Today’s annual Cooper Series brought together three New Hampshire women to talk about homelessness in New Hampshire and its impact locally. Although such a topic is neither easy nor uplifting, the women were here to discuss good news – the opening of Hope House, a home that will provide short-term emergency housing and services to homeless families with children in the regional school district and a place where Brewster students have been encouraged to share their time.

First Dr. Cathy Kuhn, director of the New Hampshire Coalition to End Homelessness and vice president of research and training at the homeless service provider Families in Transition (FIT), explained what homelessness looks like in New Hampshire. Nearly 5 percent of students (127 students) in the local school district are homeless. Stephanie Allain Savard, the chief operating officer of Families in Transition, talked about solutions around the state including the importance of addressing the issue of what brought a family to homelessness while also providing comprehensive support, such as transitional housing, health care, nutrition, transportation, and job training to help sustain long-term housing for families.

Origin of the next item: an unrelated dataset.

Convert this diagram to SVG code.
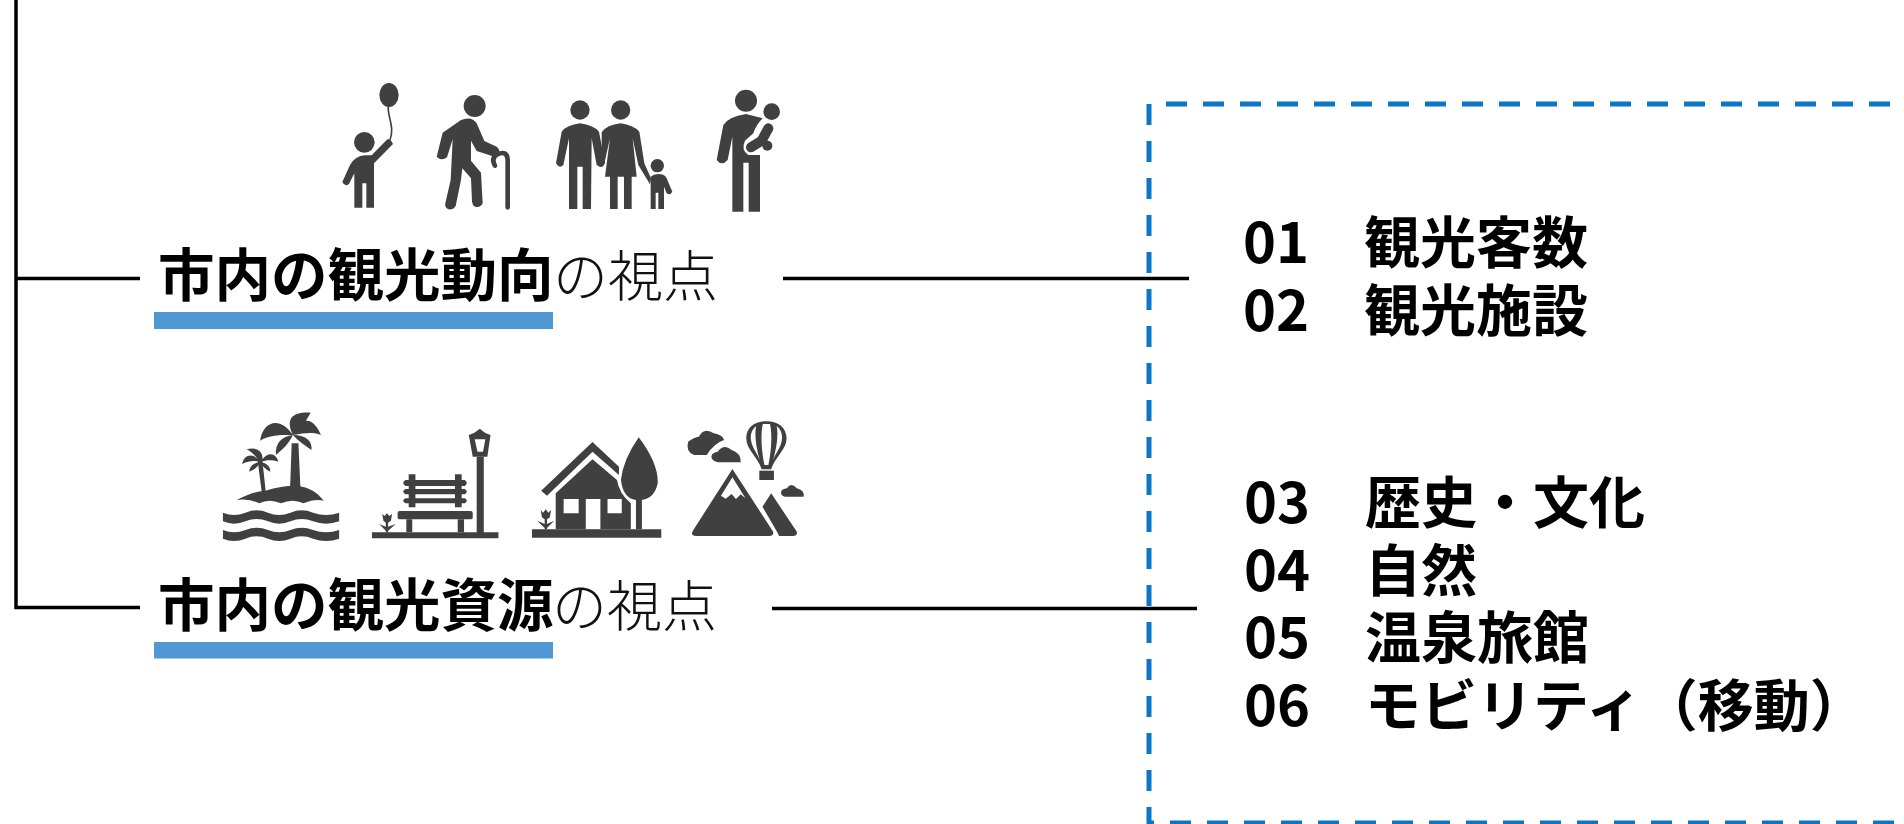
<svg xmlns="http://www.w3.org/2000/svg" width="1904" height="824" viewBox="0 0 1904 824">
<defs><filter id="soft" x="-5%" y="-5%" width="110%" height="110%"><feGaussianBlur stdDeviation="0.5"/></filter></defs>
<style>
.ic{fill:#404040;stroke:none}
.w{fill:#fff;stroke:none}
.ln{fill:none;stroke:#404040;stroke-linecap:round}
.c{fill:none;stroke:#000;stroke-width:3.500}
.bar{fill:#4f98d3}
.b{font-family:"Noto Sans CJK JP","Noto Sans",sans-serif;font-weight:700;fill:#000}
.l{font-family:"Noto Sans CJK JP","Noto Sans",sans-serif;font-weight:300;fill:#111}
</style>
<rect width="1904" height="824" fill="#fff"/>
<g id="connectors">
<path class="c" d="M16,0V607.500H140"/>
<path class="c" d="M16,278.500H140"/>
<path class="c" d="M783,278.500H1189"/>
<path class="c" d="M772,608.500H1197"/>
</g>
<g id="frame"><path d="M1149,104V823H1904M1166,104H1904" fill="none" stroke="#0b76c5" stroke-width="5" stroke-dasharray="21 16"/></g>
<g id="people-icons" transform="translate(300,70) scale(.33333)" filter="url(#soft)">
<g id="icon-child">
<circle class="ic" cx="193" cy="217" r="31"/>
<path class="ic" d="M150,285Q165,258 195,256L215,256L262,208Q272,205 279,222L222,280V413H199V340H187V413H163V310L147,342Q135,352 127,336Z"/>
<ellipse class="ic" cx="267" cy="75" rx="29" ry="36"/>
<path class="ln" stroke-width="5" d="M265,110C262,140 285,170 270,210"/>
</g>
<g id="icon-elder">
<circle class="ic" cx="524" cy="108" r="33"/>
<path class="ic" d="M428,188L483,150Q515,137 530,160L553,213L590,230Q600,238 598,250L588,262L530,243L513,212V272L543,308L548,400Q540,415 525,410Q517,405 516,395L513,325L487,295L483,330L467,408Q455,425 440,415Q433,408 437,395L452,330L458,208L441,262Q425,275 410,260Z"/>
<path class="ln" stroke-width="14" d="M585,287Q572,265 592,253Q622,240 623,270V412"/>
</g>
<g id="icon-family">
<circle class="ic" cx="840" cy="120" r="29"/><circle class="ic" cx="962" cy="120" r="29"/><circle class="ic" cx="1072" cy="287" r="20"/>
<path class="ic" d="M785,185Q800,165 840,160Q880,165 897,185L915,280Q905,297 890,285L875,205L873,417H848V290H832V417H807V205L790,285Q778,297 768,280Z"/>
<path class="ic" d="M905,187Q920,165 962,160Q1000,165 1018,185L1033,280L1053,325L1050,343L1015,285L998,205L1010,320H995V417H972V320H953V417H930V320H915L930,205L912,285Q905,295 897,288L905,230Z"/>
<path class="ic" d="M1052,320Q1060,313 1075,312Q1095,312 1100,325L1117,365Q1110,378 1100,370L1092,350V417H1075V368H1067V417H1052Z"/>
</g>
<g id="icon-parent">
<circle class="ic" cx="1338" cy="92" r="33"/><circle class="ic" cx="1415" cy="125" r="25"/>
<path class="ic" d="M1270,165Q1285,140 1338,132L1388,145Q1368,165 1360,190L1335,212Q1322,240 1345,255H1380V425H1346V278H1330V425H1297V200L1283,270Q1265,290 1250,270Z"/>
<path class="ln" stroke-width="30" d="M1405,175L1385,212L1353,232"/>
<circle class="ic" cx="1402" cy="227" r="15"/>
</g>
</g>
<g id="place-icons" transform="translate(200,400) scale(.39526,.33333)" filter="url(#soft)">
<g id="icon-island">
<path id="wave" class="ic" d="M58,338Q86,352 115,338Q143,324 172,338Q200,352 229,338Q257,324 286,338Q319,352 352,338V364Q319,378 286,364Q257,350 229,364Q200,378 172,364Q143,350 115,364Q86,378 58,364Z"/>
<path class="ic" transform="translate(0,52)" d="M58,338Q86,352 115,338Q143,324 172,338Q200,352 229,338Q257,324 286,338Q319,352 352,338V364Q319,378 286,364Q257,350 229,364Q200,378 172,364Q143,350 115,364Q86,378 58,364Z"/>
<path class="ic" d="M93,300Q130,275 165,272Q215,255 250,258Q290,265 313,302Q290,295 262,310Q235,295 205,310Q175,295 150,310Q125,295 93,300Z"/>
<path class="ic" d="M228,262L232,130H249L254,262Z"/>
<path class="ic" d="M235,105C205,50 160,60 152,122C175,105 200,105 235,105ZM235,105C215,55 235,35 280,38L268,62C285,60 300,85 306,105C285,95 265,100 235,105ZM235,105C270,105 285,125 282,150C265,135 250,125 235,105ZM235,105C205,110 190,130 192,165C212,145 225,130 235,105Z"/>
<path class="ic" d="M146,182L156,275L166,272L158,182Z"/>
<path class="ic" d="M152,185C135,155 110,165 107,192C125,180 140,182 152,185ZM152,185C138,165 130,155 118,148C145,140 160,155 158,178C175,150 195,165 198,185C180,178 170,180 152,185ZM152,185C170,190 178,200 178,215C165,208 158,198 152,185ZM152,185C135,190 125,200 125,215C140,208 148,198 152,185Z"/>
</g>
<g id="icon-bench">
<path class="ic" d="M435,397H755V415H435ZM700,170H718V400H700Z"/>
<path class="ic" fill-rule="evenodd" d="M680,105Q695,100 708,86Q720,100 735,105L727,170H690ZM695,118L702,155H716L722,118Z"/>
<path class="ic" d="M528,223H545V240H645V223H662V240H670Q680,249 670,258H662V267H670Q680,275 670,283H662V295H670Q680,303 670,310H662V322H645V310H545V322H528V310H520Q508,303 520,295H528V283H520Q508,275 520,267H528V258H520Q508,249 520,240H528Z"/>
<path class="w" d="M545,258H645V267H545ZM545,283H645V295H545Z"/>
<rect class="ic" x="500" y="333" width="190" height="25" rx="5"/>
<path class="ic" d="M522,358H537V397H522ZM652,358H668V397H652Z"/>
<path class="ic" d="M461,342L467,348L473,340L479,348L486,342L483,362L476,368V397H470V368L464,362ZM453,372L470,380V392ZM495,372L476,380V392Z"/>
</g>
<g id="icon-house">
<path class="ic" d="M863,272L993,126L1060,200V225L993,155L878,287Z"/>
<path class="ic" d="M900,280L993,178L1055,240Q1060,280 1090,310V388H900Z"/>
<path class="w" d="M920,297H958V340H920ZM976,297H1013V388H976ZM1031,297H1067V340H1031Z"/>
<path class="ic" d="M1110,112Q1160,190 1158,250Q1150,295 1118,300V388H1103V300Q1070,295 1065,240Q1070,180 1110,112Z"/>
<path class="ic" d="M840,388H1167V413H840Z"/>
<path class="ic" d="M862,330L868,338L875,328L881,338L888,330L885,352L878,358V388H872V358L865,352ZM853,362L872,372V384ZM896,362L878,372V384Z"/>
</g>
<g id="icon-mountain">
<path class="ic" fill-rule="evenodd" d="M1347,207L1450,395Q1452,408 1440,408H1255Q1240,408 1247,392ZM1347,232L1318,287L1330,296L1345,282L1356,297L1368,283L1380,295Z"/>
<path class="ic" d="M1445,280L1510,395Q1512,408 1500,408H1465L1462,400L1423,320Z"/>
<path class="ic" d="M1250,165Q1228,155 1235,125Q1250,112 1262,110Q1275,80 1300,100Q1322,105 1326,120Q1300,130 1282,165Z"/>
<path class="ic" d="M1310,187Q1288,180 1296,162Q1305,155 1310,155Q1325,130 1345,150Q1370,160 1368,187Z"/>
<path class="ic" d="M1480,290Q1465,285 1472,270Q1480,265 1485,265Q1495,245 1510,265Q1530,270 1527,290Z"/>
<path class="ic" fill-rule="evenodd" d="M1433,64C1465,64 1484,85 1484,115C1484,150 1455,170 1445,208H1421C1411,170 1382,150 1382,115C1382,85 1401,64 1433,64ZM1407,78C1395,90 1392,105 1394,120C1397,145 1408,155 1416,180C1408,145 1402,110 1407,78ZM1424,72C1418,100 1420,150 1428,195H1438C1446,150 1448,100 1442,72ZM1459,78C1464,110 1458,145 1450,180C1458,155 1469,145 1472,120C1474,105 1471,90 1459,78Z"/>
<path class="ic" d="M1415,212H1452V240H1415Z"/>
</g>
</g>
<g id="node-trend">
<rect class="bar" x="154" y="312" width="399" height="17"/>
<text y="296" font-size="56.500"><tspan class="b" x="158">市内の観光動向</tspan><tspan class="l" x="553" font-size="55">の視点</tspan></text>
</g>
<g id="node-resource">
<rect class="bar" x="154" y="642" width="399" height="16.500"/>
<text y="626" font-size="56.500"><tspan class="b" x="158">市内の観光資源</tspan><tspan class="l" x="552" font-size="55">の視点</tspan></text>
</g>
<g id="node-list-a" font-size="56">
<text class="b" y="263"><tspan x="1243">01</tspan><tspan x="1364">観光客数</tspan></text>
<text class="b" y="331"><tspan x="1243">02</tspan><tspan x="1364">観光施設</tspan></text>
</g>
<g id="node-list-b" font-size="56">
<text class="b" y="523"><tspan x="1244">03</tspan><tspan x="1365">歴史・文化</tspan></text>
<text class="b" y="591"><tspan x="1244">04</tspan><tspan x="1365">自然</tspan></text>
<text class="b" y="658"><tspan x="1244">05</tspan><tspan x="1365">温泉旅館</tspan></text>
<text class="b" y="726"><tspan x="1244">06</tspan><tspan x="1365">モビリティ（移動）</tspan></text>
</g>
</svg>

Maureen Beauregard, president and founder of FIT, was the final speaker and she shared the story of how Hope House came to be.  “When I think about Hope House I think about how it all started. And having been the first employee at FIT almost 26 years ago, I still find it absolutely mind boggling and so moving that there are people in our community, in our state that are willing to look up and out and think about others and that’s exactly how Hope House started.

“There was a group doing light hiking and one person said to the other ‘there are about 127 kids that are part of the Governor Wentworth School District who are homeless.’ And one of the  women said ‘what are you kidding me? there are homeless people in Wolfeboro?’ And that is what started this whole movement in Wolfeboro to create a shelter for the homeless in the Governor Wentworth School District. That group started it and honestly it’s mostly funded by individuals. A lot of the programs that we have been able to create at Families in Transition were done by Housing and Urban Development money, state money, you-name-it money but this is really about individuals saying there isn’t enough out there to get this done so we are going to step in and do something about it.”

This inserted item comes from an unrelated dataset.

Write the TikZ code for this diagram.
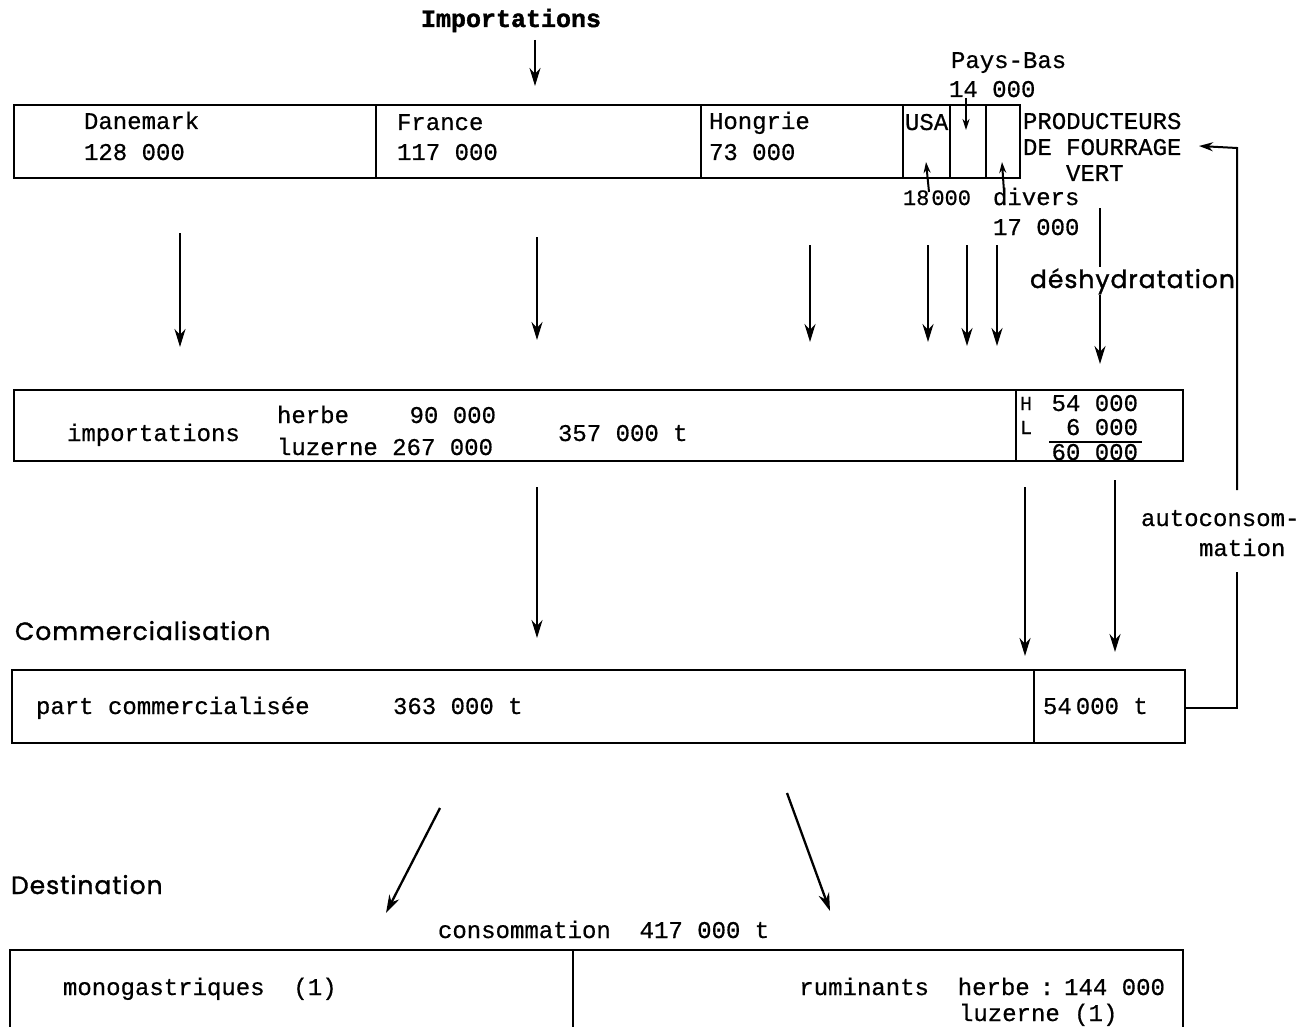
\documentclass[tikz,border=0pt]{standalone}
\usepackage{fontspec}
\setmainfont[FakeBold=0.6]{Liberation Mono}
\newfontfamily\titlefont[FakeBold=1.5]{Liberation Mono Bold}
\newfontfamily\headfont[LetterSpace=4,FakeBold=1.2]{Poppins}
\usetikzlibrary{arrows.meta}
\begin{document}
\begin{tikzpicture}[x=1pt,y=-1pt,line width=2pt,
  flow/.style={-{Stealth[length=18pt,width=11pt]},line width=2.3pt},
  link/.style={line width=2pt},
  tw/.style={anchor=base west,inner sep=0pt,font=\fontsize{24}{28}\selectfont},
  twe/.style={anchor=base east,inner sep=0pt,font=\fontsize{24}{28}\selectfont},
  small/.style={anchor=base west,inner sep=0pt,font=\fontsize{22}{24}\selectfont},
  head/.style={anchor=base west,inner sep=0pt,font=\headfont\fontsize{25}{30}\selectfont},
  title/.style={anchor=base west,inner sep=0pt,font=\titlefont\fontsize{25}{28}\selectfont}]
\useasboundingbox (0,0) rectangle (1316,1027);

% ---------- importing countries ----------
\node[title] (imp) at (420,27) {Importations};
\coordinate (impA) at (535,40);
\coordinate (impB) at (535,86);
\draw[flow] (impA) -- (impB);

\draw (14,105) rectangle (1020,178);
\foreach \x in {376,701,903,950,986} \draw (\x,105) -- (\x,178);

\node[tw] (dk)  at (83,129)  {Danemark};
\node[tw] (dkv) at (83,160)  {128 000};
\node[tw] (fr)  at (396,130) {France};
\node[tw] (frv) at (396,160) {117 000};
\node[tw] (hu)  at (708,129) {Hongrie};
\node[tw] (huv) at (708,160) {73 000};
\node[tw] (us)  at (904,130) {USA};

\node[tw] (nl)  at (950,68) {Pays-Bas};
\node[tw] (nlv) at (948,97) {14 000};
\coordinate (nlA) at (966,98);
\coordinate (nlB) at (966,130);
\draw[link,-{Stealth[length=11pt,width=7pt]}] (nlA) -- (nlB);

\node[small] (usv) at (902,205) {18\hspace{2pt}000};
\coordinate (usA) at (929,192);
\coordinate (usB) at (926,162);
\draw[link,-{Stealth[length=11pt,width=7pt]}] (usA) -- (usB);

\node[tw] (dv)  at (992,205) {divers};
\node[tw] (dvv) at (992,235) {17 000};
\coordinate (dvA) at (1004,192);
\coordinate (dvB) at (1002,162);
\draw[link,-{Stealth[length=11pt,width=7pt]}] (dvA) -- (dvB);

% ---------- green fodder producers ----------
\node[tw] (p1) at (1022,129) {PRODUCTEURS};
\node[tw] (p2) at (1022,155) {DE FOURRAGE};
\node[tw] (p3) at (1065,181) {VERT};

% ---------- flows towards the import total ----------
\foreach \x/\a/\b in {180/233/347, 537/237/340, 810/245/342, 928/245/342, 967/245/346, 997/245/346} {
  \draw[flow] (\x,\a) -- (\x,\b);
}

% dehydration flow
\coordinate (dhA) at (1100,208);
\coordinate (dhB) at (1100,364);
\draw[flow] (dhA) -- (dhB);
\node[head,fill=white,inner sep=1pt] (dh) at (1028,288) {déshydratation};

% ---------- imports total ----------
\draw (14,390) rectangle (1183,461);
\draw (1016,390) -- (1016,461);
\node[tw]  (it)  at (66,441)  {importations};
\node[tw]  (he)  at (276,423) {herbe};
\node[twe] (hev) at (497,423) {90 000};
\node[tw]  (lu)  at (276,455) {luzerne 267 000};
\node[tw]  (tot) at (557,441) {357 000 t};

\node[anchor=base west,inner sep=0pt,font=\fontsize{20}{22}\selectfont] (hH) at (1019,410) {H};
\node[anchor=base west,inner sep=0pt,font=\fontsize{20}{22}\selectfont] (hL) at (1019,434) {L};
\node[twe] (hHv) at (1139,411) {54 000};
\node[twe] (hLv) at (1139,435) {6 000};
\draw[line width=1.6pt] (1049,442) -- (1142,442);
\node[twe] (hT)  at (1139,460) {60 000};

% ---------- flows towards the market ----------
\draw[flow] (537,487) -- (537,638);
\draw[flow] (1025,487) -- (1025,656);
\draw[flow] (1115,480) -- (1115,652);

\node[head] (com) at (14,640) {Commercialisation};

\draw (12,670) rectangle (1185,743);
\draw (1034,670) -- (1034,743);
\node[tw] (pc)  at (35,714)   {part commercialisée};
\node[tw] (pcv) at (392,714)  {363 000 t};
\node[tw] (own) at (1042,714) {54\hspace{4pt}000 t};

% on-farm use loop back to the producers
\node[tw] (ac1) at (1140,526) {autoconsom-};
\node[tw] (ac2) at (1198,556) {mation};
\coordinate (acA) at (1185,708);
\coordinate (acB) at (1237,708);
\coordinate (acC) at (1237,148);
\coordinate (acD) at (1199,146);
\draw[link] (acA) -- (acB) -- (1237,572);
\draw[link,-{Stealth[length=14pt,width=9pt]}] (1237,490) -- (acC) -- (acD);

% ---------- destination ----------
\draw[flow] (440,808) -- (386,913);
\draw[flow] (787,793) -- (830,911);

\node[head] (dst) at (10,894) {Destination};
\node[tw] (cons) at (437,938) {consommation\ \ 417 000 t};

\draw (10,1030) -- (10,950) -- (1183,950) -- (1183,1030);
\draw (573,950) -- (573,1030);
\node[tw]  (mono) at (62,995)   {monogastriques\ \ (1)};
\node[twe] (rum)  at (1166,995) {ruminants\ \ herbe\hspace{10pt}:\hspace{10pt}144 000};
\node[tw]  (rlu)  at (958,1021) {luzerne (1)};
\end{tikzpicture}
\end{document}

In a follow-up Q&A, students asked questions about homelessness and Hope House, including the following: What is NIMBY? (not in my backyard); How can Brewster student’s be involved at Hope House? (by volunteering their time working on reading skills and homework with the children, being a big brother or sister of sorts, participate in a fundraising run); What’s the one thing you wish people understood about the families you serve? (the stigma, perception, and labeling: it’s a person experiencing homelessness, not a homeless person; they are people who have challenges that they need help with.

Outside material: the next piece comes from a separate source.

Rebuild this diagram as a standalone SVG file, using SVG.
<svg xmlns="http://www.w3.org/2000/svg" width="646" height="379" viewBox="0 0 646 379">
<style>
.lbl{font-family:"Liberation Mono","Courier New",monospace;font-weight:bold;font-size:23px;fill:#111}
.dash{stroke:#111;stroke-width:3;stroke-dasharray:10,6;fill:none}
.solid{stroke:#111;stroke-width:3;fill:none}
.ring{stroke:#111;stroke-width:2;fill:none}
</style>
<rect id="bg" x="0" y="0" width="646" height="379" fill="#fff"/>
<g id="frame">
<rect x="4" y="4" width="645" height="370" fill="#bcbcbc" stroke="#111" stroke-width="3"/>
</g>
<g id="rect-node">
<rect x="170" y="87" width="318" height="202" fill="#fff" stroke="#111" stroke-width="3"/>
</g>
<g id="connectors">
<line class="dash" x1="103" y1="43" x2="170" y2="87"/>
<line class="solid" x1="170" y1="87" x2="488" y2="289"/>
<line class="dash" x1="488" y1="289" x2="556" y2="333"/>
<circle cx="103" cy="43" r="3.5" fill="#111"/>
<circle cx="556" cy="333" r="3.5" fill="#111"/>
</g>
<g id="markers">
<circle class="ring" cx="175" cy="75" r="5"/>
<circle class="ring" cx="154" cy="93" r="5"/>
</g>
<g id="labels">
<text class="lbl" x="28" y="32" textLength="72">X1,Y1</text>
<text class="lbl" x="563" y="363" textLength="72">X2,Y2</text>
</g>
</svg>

Beauregard encouraged the students to think beyond themselves. “You all will have the time, treasure, and talent to step up and be a part of something bigger than yourselves, your family, or your jobs. By volunteering or doing something over at Hope House I’m hopeful that you will take that and when you leave and you go to college and you are all done, I hope you think of those three words – that you use your time to help somebody other than yourself. Possibly your treasure, if you make enough money you can give some of it away. Your talent. We have a board of directors at FIT and we have some very talented attorneys who just helped us merge with another organization. So there are lots of opportunities for Brewster and Hope House to come together.”

Hope House is located on Lehner Street and renovation is expected to begin in December with the facility ready for families in late spring or early summer.

The Cooper Series began in 2014 to bring together thought leaders to inspire the Brewster community. It is named in honor of Dr. Michael E. Cooper, Brewster’s 11th head of school.